Об этом вскользь, буквально несколько строк, говорится в упомянутой выше небольшой по объёму статье С. Эйзенштейна «Одолжайтесь!». Однако значимость её основной идеи – внутреннего монолога – переоценить невозможно.
«Одолжайтесь!» посвящена его несостоявшейся в Голливуде экранизации романа Т. Драйзера «Американская трагедия». Режиссер в статье делится нереализованным замыслом, отдельными задумками. И среди них – как передать на экране ход («беспорядочный бег») мысли героя…
Сам факт появления этой статьи (приложим к ней мысли о готовности снимать картины, посвящённые отдельному человеку), по существу, означает предложение нового способа киноповествования, в основании которого лежит анализ психологии человека.
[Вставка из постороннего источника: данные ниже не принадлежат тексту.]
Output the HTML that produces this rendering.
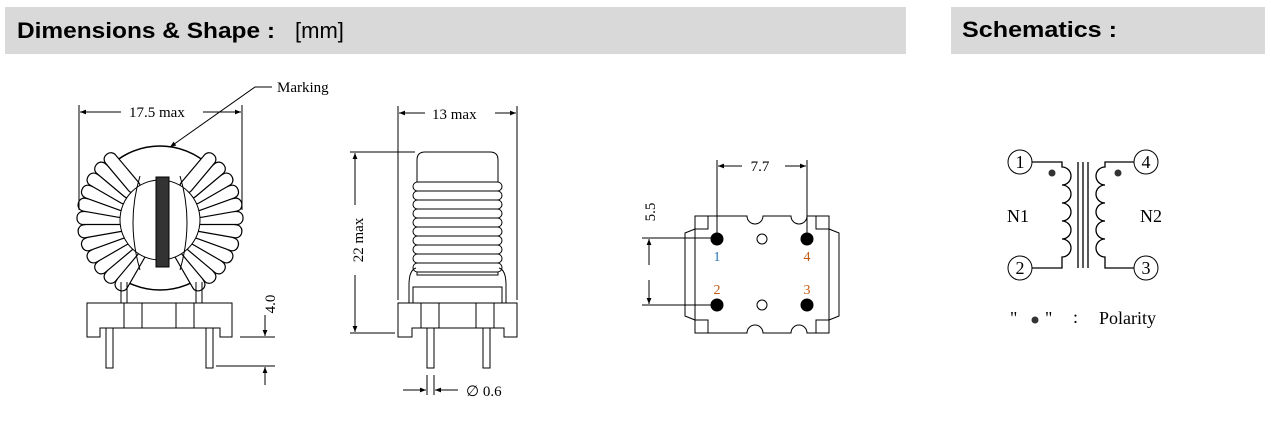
<!DOCTYPE html>
<html><head><style>
body{margin:0;background:#fff;width:1271px;height:433px;overflow:hidden}
svg{display:block}
</style></head><body>
<svg width="1271" height="433" viewBox="0 0 1271 433" xmlns="http://www.w3.org/2000/svg" font-family="Liberation Serif, serif">
<defs>
<marker id="ar" viewBox="0 0 10 10" refX="10" refY="5" markerWidth="12" markerHeight="6" orient="auto-start-reverse" markerUnits="userSpaceOnUse"><path d="M0,1 L10,5 L0,9 z" fill="#000"/></marker>
<rect id="w" x="153.5" y="135" width="13" height="48" rx="6" fill="#fff" stroke="#000" stroke-width="1.2"/>
</defs>
<rect x="5" y="7" width="901" height="47" fill="#d9d9d9"/>
<rect x="951" y="7" width="314" height="47" fill="#d9d9d9"/>
<text x="17" y="38" font-family="Liberation Sans, sans-serif" font-size="22" font-weight="bold" textLength="258" lengthAdjust="spacingAndGlyphs">Dimensions &amp; Shape :</text>
<text x="295" y="38" font-family="Liberation Sans, sans-serif" font-size="22">[mm]</text>
<text x="962" y="37" font-family="Liberation Sans, sans-serif" font-size="22" font-weight="bold" textLength="155" lengthAdjust="spacingAndGlyphs">Schematics :</text>

<g stroke="#000" stroke-width="1" fill="none">
<!-- toroid -->
<circle cx="160" cy="218" r="72" fill="#fff" stroke-width="1.5"/>
<g>
<use href="#w" transform="rotate(-150 160 218)"/><use href="#w" transform="rotate(-140 160 218)"/><use href="#w" transform="rotate(-130 160 218)"/><use href="#w" transform="rotate(-120 160 218)"/><use href="#w" transform="rotate(-110 160 218)"/><use href="#w" transform="rotate(-100 160 218)"/><use href="#w" transform="rotate(-90 160 218)"/><use href="#w" transform="rotate(-80 160 218)"/><use href="#w" transform="rotate(-70 160 218)"/><use href="#w" transform="rotate(-60 160 218)"/><use href="#w" transform="rotate(-50 160 218)"/><use href="#w" transform="rotate(-40 160 218)"/>
<use href="#w" transform="rotate(150 160 218)"/><use href="#w" transform="rotate(140 160 218)"/><use href="#w" transform="rotate(130 160 218)"/><use href="#w" transform="rotate(120 160 218)"/><use href="#w" transform="rotate(110 160 218)"/><use href="#w" transform="rotate(100 160 218)"/><use href="#w" transform="rotate(90 160 218)"/><use href="#w" transform="rotate(80 160 218)"/><use href="#w" transform="rotate(70 160 218)"/><use href="#w" transform="rotate(60 160 218)"/><use href="#w" transform="rotate(50 160 218)"/><use href="#w" transform="rotate(40 160 218)"/>
</g>
<circle cx="160" cy="220" r="40" fill="#fff"/>
<rect x="156" y="177" width="13" height="90" fill="#333"/>
<path d="M140 176 Q126 222 140 270 M180 176 Q194 222 180 270"/>
<path d="M121 303 L121 282 M127 303 L127 282 M196 303 L196 282 M202 303 L202 282"/>
<path d="M87 303 H232 V337 H220 V328 H100 V337 H87 Z" fill="#fff"/>
<path d="M124 303 V328 M142 303 V328 M176 303 V328 M194 303 V328"/>
<rect x="106" y="328" width="7" height="40" fill="#fff"/><rect x="206" y="328" width="7" height="40" fill="#fff"/>
<!-- dims -->
<path d="M79 105 V210 M242 105 V210"/>
<path d="M121 112 H80" marker-end="url(#ar)"/><path d="M203 112 H241" marker-end="url(#ar)"/>
<path d="M272 87 H255 L170 147" marker-end="url(#ar)"/>
<path d="M240 337 H275 M216 366 H275"/>
<path d="M265 315 V336" marker-end="url(#ar)"/><path d="M265 385 V367" marker-end="url(#ar)"/>

<!-- side view -->
<path d="M417 160 Q417 152 425 152 H490 Q498 152 498 160 V275 H417 Z" fill="#fff"/>
<g fill="#fff">
<rect x="413" y="182" width="89" height="9" rx="4.5"/><rect x="413" y="191" width="89" height="9" rx="4.5"/><rect x="413" y="200" width="89" height="9" rx="4.5"/><rect x="413" y="209" width="89" height="9" rx="4.5"/><rect x="413" y="218" width="89" height="9" rx="4.5"/><rect x="413" y="227" width="89" height="9" rx="4.5"/><rect x="413" y="236" width="89" height="9" rx="4.5"/><rect x="413" y="245" width="89" height="9" rx="4.5"/><rect x="413" y="254" width="89" height="9" rx="4.5"/><rect x="413" y="263" width="89" height="9" rx="4.5"/>
</g>
<path d="M409 303 V285 Q409 270 416 268 M413 303 V287 H502 V303 M506 303 V285 Q506 270 499 268"/>
<path d="M398 303 H517 V337 H504 V328 H412 V337 H398 Z" fill="#fff"/>
<path d="M421 303 V328 M439 303 V328 M476 303 V328 M494 303 V328"/>
<rect x="427" y="328" width="7" height="40" fill="#fff"/><rect x="483" y="328" width="7" height="40" fill="#fff"/>
<path d="M398 106 V300 M517 106 V300"/>
<path d="M425 113 H399" marker-end="url(#ar)"/><path d="M495 113 H516" marker-end="url(#ar)"/>
<path d="M350 152 H415 M350 333 H395"/>
<path d="M355 205 V153" marker-end="url(#ar)"/><path d="M355 275 V332" marker-end="url(#ar)"/>
<path d="M427 375 V395 M434 375 V395"/>
<path d="M403 390 H426" marker-end="url(#ar)"/><path d="M458 390 H435" marker-end="url(#ar)"/>

<!-- footprint -->
<path d="M695 216 H747 A8 8 0 0 0 763 216 H791 A8 8 0 0 0 807 216 H829 V333 H807 A8 8 0 0 0 791 333 H763 A8 8 0 0 0 747 333 H695 Z" fill="#fff"/>
<path d="M695 229 L685 233 V316 L695 320 M829 229 L839 233 V316 L829 320"/>
<path d="M695 229 H708 V216 M829 229 H816 V216 M695 320 H708 V333 M829 320 H816 V333"/>
<circle cx="717" cy="239" r="6" fill="#000"/><circle cx="807" cy="239" r="6" fill="#000"/>
<circle cx="717" cy="305" r="6" fill="#000"/><circle cx="807" cy="305" r="6" fill="#000"/>
<circle cx="762" cy="239" r="5"/><circle cx="762" cy="305" r="5"/>
<path d="M717 160 V238 M807 160 V238"/>
<path d="M742 166 H718" marker-end="url(#ar)"/><path d="M785 166 H806" marker-end="url(#ar)"/>
<path d="M642 238 H716 M642 305 H716"/>
<path d="M649 265 V239" marker-end="url(#ar)"/><path d="M649 280 V304" marker-end="url(#ar)"/>

<!-- schematic -->
<circle cx="1020" cy="162" r="12"/><circle cx="1146" cy="162" r="12"/>
<circle cx="1020" cy="268" r="12"/><circle cx="1146" cy="268" r="12"/>
<path d="M1032 162 H1062 V167 A9 9 0 0 1 1062 185 A9 9 0 0 1 1062 203 A9 9 0 0 1 1062 221 A9 9 0 0 1 1062 239 A9 9 0 0 1 1062 257 V268 H1032" stroke-width="1.3"/>
<path d="M1134 162 H1105 V167 A9 9 0 0 0 1105 185 A9 9 0 0 0 1105 203 A9 9 0 0 0 1105 221 A9 9 0 0 0 1105 239 A9 9 0 0 0 1105 257 V268 H1134" stroke-width="1.3"/>
<path d="M1078 162 V268 M1083 162 V268 M1088 162 V268" stroke-width="1.3"/>
</g>
<circle cx="1052" cy="173" r="3.5" fill="#333"/><circle cx="1118" cy="173" r="3.5" fill="#333"/>
<circle cx="1035" cy="320" r="3.5" fill="#333"/>

<g font-size="15" fill="#000">
<text x="277" y="92">Marking</text>
<text x="129" y="117">17.5 max</text>
<text x="432" y="119">13 max</text>
<text x="466" y="396">&#8709; 0.6</text>
<text x="760" y="171" text-anchor="middle">7.7</text>
<text transform="translate(275 304) rotate(-90)" text-anchor="middle">4.0</text>
<text transform="translate(363 240) rotate(-90)" text-anchor="middle">22 max</text>
<text transform="translate(655 212) rotate(-90)" text-anchor="middle">5.5</text>
<text x="717" y="261" text-anchor="middle" fill="#2e75b6" font-size="14">1</text>
<text x="807" y="261" text-anchor="middle" fill="#c55a11" font-size="14">4</text>
<text x="717" y="294" text-anchor="middle" fill="#c55a11" font-size="14">2</text>
<text x="807" y="294" text-anchor="middle" fill="#c55a11" font-size="14">3</text>
<g font-size="18">
<text x="1020" y="168" text-anchor="middle">1</text><text x="1146" y="168" text-anchor="middle">4</text>
<text x="1020" y="274" text-anchor="middle">2</text><text x="1146" y="274" text-anchor="middle">3</text>
<text x="1007" y="222">N1</text><text x="1140" y="222">N2</text>
<text x="1010" y="324">"</text><text x="1045" y="324">"</text><text x="1073" y="323">:</text><text x="1099" y="324">Polarity</text>
</g>
</g>
</svg>
</body></html>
На нашем экране такой способ станет возможным только во второй половине 50-х гг.
Другое теоретическое «новшество» – небольшая книжечка В. Пудовкина «Актёр в кино и система Станиславского» (1934) обобщила многолетний опыт работы режиссёра с театральными актёрами школы переживания, принесшими на экран традиции МХАТа. Как легко убедиться, теоретическая мысль другого классика советского киноавангарда также повёрнута теперь к возможностям реализации правдивого характера, к способам раскрытия актёром мира и переживаний героя.
Эти работы крупнейших практиков и теоретиков тех лет убеждают в том, что в кинематографе обозначился интерес к личности, к переживанию, к чувствам, высказать которые на экране позволяет череда тщательно подобранных деталей, подробностей, поступков персонажей. Не просто зафиксированных в слове, а выразившихся в действии, в противостояниях побуждения, мотива и случайностей, иной раз противоречащих логике событий.
Всё это означило обращение кинематографа к анализу индивидуальности человека. «Монументализм» сменяется естественной логикой поведения в конкретных обстоятельствах. Рассказать о великом, оказывается, можно и простым языком. Показать обычного человека участником исторических событий, обосновать реальными условиями его собственный выбор. Личностные поступки возвышают характер до социальных обобщений лишь в итоге – в зрительском сознании. А сами герои как бы и не догадываются о своей роли творцов истории.